<<<<

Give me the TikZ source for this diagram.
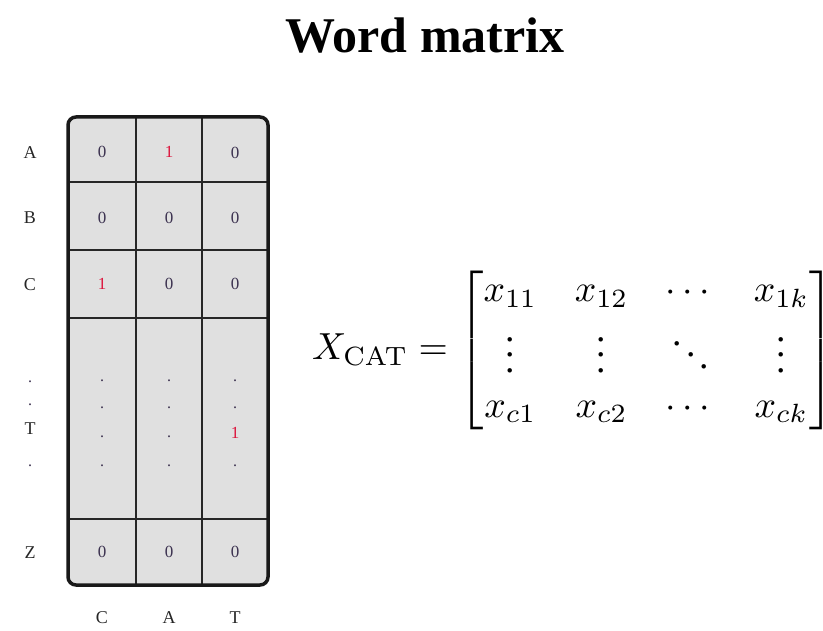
\documentclass[tikz,border=0pt]{standalone}
\usepackage{amsmath}
\usepackage{graphicx}
\usepackage[no-math]{fontspec}
\setmainfont{Liberation Serif}
\definecolor{cellgray}{RGB}{224,224,224}
\definecolor{onered}{RGB}{220,20,60}
\definecolor{zerocol}{RGB}{60,50,80}
\begin{document}
\begin{tikzpicture}[x=1pt,y=-1pt,
  cell/.style={font=\fontsize{17}{20}\selectfont, text=zerocol, inner sep=0pt},
  one/.style={cell, text=onered},
  lab/.style={font=\fontsize{18}{21}\selectfont, text=black!85, inner sep=0pt},
  dotn/.style={font=\fontsize{16}{19}\selectfont, text=zerocol, inner sep=0pt, anchor=base},
  gridline/.style={line width=1.6pt, draw=black!85},
  frame/.style={line width=3.5pt, draw=black!90, rounded corners=8pt}]
\useasboundingbox (0,0) rectangle (823,631);
% title
\node[font=\fontsize{50}{58}\selectfont\bfseries] (title) at (425,36) {Word matrix};
% matrix body
\fill[cellgray, rounded corners=8pt] (68,117) rectangle (268,585);
\draw[gridline] (136,117) -- (136,585);
\draw[gridline] (202,117) -- (202,585);
\draw[gridline] (68,182) -- (268,182);
\draw[gridline] (68,250) -- (268,250);
\draw[gridline] (68,318) -- (268,318);
\draw[gridline] (68,519) -- (268,519);
\draw[frame] (68,117) rectangle (268,585);
% row labels
\node[lab] (rA) at (30,153) {A};
\node[lab] (rB) at (30,218) {B};
\node[lab] (rC) at (30,285) {C};
\node[dotn] (rd1) at (30,383) {.};
\node[dotn] (rd2) at (30,406) {.};
\node[lab] (rT) at (30,429) {T};
\node[dotn] (rd3) at (30,466) {.};
\node[lab] (rZ) at (30,553) {Z};
% column labels
\node[lab] (cC) at (102,618) {C};
\node[lab] (cA) at (169,618) {A};
\node[lab] (cT) at (235,618) {T};
% cells
\node[cell] (a1) at (102,152) {0};
\node[one]  (a2) at (169,152) {1};
\node[cell] (a3) at (235,153) {0};
\node[cell] (b1) at (102,218) {0};
\node[cell] (b2) at (169,218) {0};
\node[cell] (b3) at (235,218) {0};
\node[one]  (c1) at (102,284) {1};
\node[cell] (c2) at (169,284) {0};
\node[cell] (c3) at (235,284) {0};
\node[dotn] (d11) at (102,382) {.};
\node[dotn] (d12) at (102,409) {.};
\node[dotn] (d13) at (102,437) {.};
\node[dotn] (d14) at (102,466) {.};
\node[dotn] (d21) at (169,382) {.};
\node[dotn] (d22) at (169,409) {.};
\node[dotn] (d23) at (169,437) {.};
\node[dotn] (d24) at (169,466) {.};
\node[dotn] (d31) at (235,382) {.};
\node[dotn] (d32) at (235,409) {.};
\node[one]  (t3) at (235,433) {1};
\node[dotn] (d34) at (235,466) {.};
\node[cell] (z1) at (102,552) {0};
\node[cell] (z2) at (169,552) {0};
\node[cell] (z3) at (235,552) {0};
% equation
\node[anchor=west, inner sep=0pt] (eq) at (312,350.5)
  {\scalebox{3.77}{$X_{\mathrm{CAT}} = \begin{bmatrix} x_{11} & x_{12} & \cdots & x_{1k}\\ \vdots & \vdots & \ddots & \vdots\\ x_{c1} & x_{c2} & \cdots & x_{ck}\end{bmatrix}$}};
\end{tikzpicture}
\end{document}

>>>>

• [The exercise] Restate the whole listing above exactly, except for its images.

• [Exercise solution]
Give me the TikZ source for this diagram.
\documentclass[tikz,border=0pt]{standalone}
\usepackage{amsmath}
\usepackage{graphicx}
\usepackage[no-math]{fontspec}
\setmainfont{Liberation Serif}
\definecolor{cellgray}{RGB}{224,224,224}
\definecolor{onered}{RGB}{220,20,60}
\definecolor{zerocol}{RGB}{60,50,80}
\begin{document}
\begin{tikzpicture}[x=1pt,y=-1pt,
  cell/.style={font=\fontsize{17}{20}\selectfont, text=zerocol, inner sep=0pt},
  one/.style={cell, text=onered},
  lab/.style={font=\fontsize{18}{21}\selectfont, text=black!85, inner sep=0pt},
  dotn/.style={font=\fontsize{16}{19}\selectfont, text=zerocol, inner sep=0pt, anchor=base},
  gridline/.style={line width=1.6pt, draw=black!85},
  frame/.style={line width=3.5pt, draw=black!90, rounded corners=8pt}]
\useasboundingbox (0,0) rectangle (823,631);
% title
\node[font=\fontsize{50}{58}\selectfont\bfseries] (title) at (425,36) {Word matrix};
% matrix body
\fill[cellgray, rounded corners=8pt] (68,117) rectangle (268,585);
\draw[gridline] (136,117) -- (136,585);
\draw[gridline] (202,117) -- (202,585);
\draw[gridline] (68,182) -- (268,182);
\draw[gridline] (68,250) -- (268,250);
\draw[gridline] (68,318) -- (268,318);
\draw[gridline] (68,519) -- (268,519);
\draw[frame] (68,117) rectangle (268,585);
% row labels
\node[lab] (rA) at (30,153) {A};
\node[lab] (rB) at (30,218) {B};
\node[lab] (rC) at (30,285) {C};
\node[dotn] (rd1) at (30,383) {.};
\node[dotn] (rd2) at (30,406) {.};
\node[lab] (rT) at (30,429) {T};
\node[dotn] (rd3) at (30,466) {.};
\node[lab] (rZ) at (30,553) {Z};
% column labels
\node[lab] (cC) at (102,618) {C};
\node[lab] (cA) at (169,618) {A};
\node[lab] (cT) at (235,618) {T};
% cells
\node[cell] (a1) at (102,152) {0};
\node[one]  (a2) at (169,152) {1};
\node[cell] (a3) at (235,153) {0};
\node[cell] (b1) at (102,218) {0};
\node[cell] (b2) at (169,218) {0};
\node[cell] (b3) at (235,218) {0};
\node[one]  (c1) at (102,284) {1};
\node[cell] (c2) at (169,284) {0};
\node[cell] (c3) at (235,284) {0};
\node[dotn] (d11) at (102,382) {.};
\node[dotn] (d12) at (102,409) {.};
\node[dotn] (d13) at (102,437) {.};
\node[dotn] (d14) at (102,466) {.};
\node[dotn] (d21) at (169,382) {.};
\node[dotn] (d22) at (169,409) {.};
\node[dotn] (d23) at (169,437) {.};
\node[dotn] (d24) at (169,466) {.};
\node[dotn] (d31) at (235,382) {.};
\node[dotn] (d32) at (235,409) {.};
\node[one]  (t3) at (235,433) {1};
\node[dotn] (d34) at (235,466) {.};
\node[cell] (z1) at (102,552) {0};
\node[cell] (z2) at (169,552) {0};
\node[cell] (z3) at (235,552) {0};
% equation
\node[anchor=west, inner sep=0pt] (eq) at (312,350.5)
  {\scalebox{3.77}{$X_{\mathrm{CAT}} = \begin{bmatrix} x_{11} & x_{12} & \cdots & x_{1k}\\ \vdots & \vdots & \ddots & \vdots\\ x_{c1} & x_{c2} & \cdots & x_{ck}\end{bmatrix}$}};
\end{tikzpicture}
\end{document}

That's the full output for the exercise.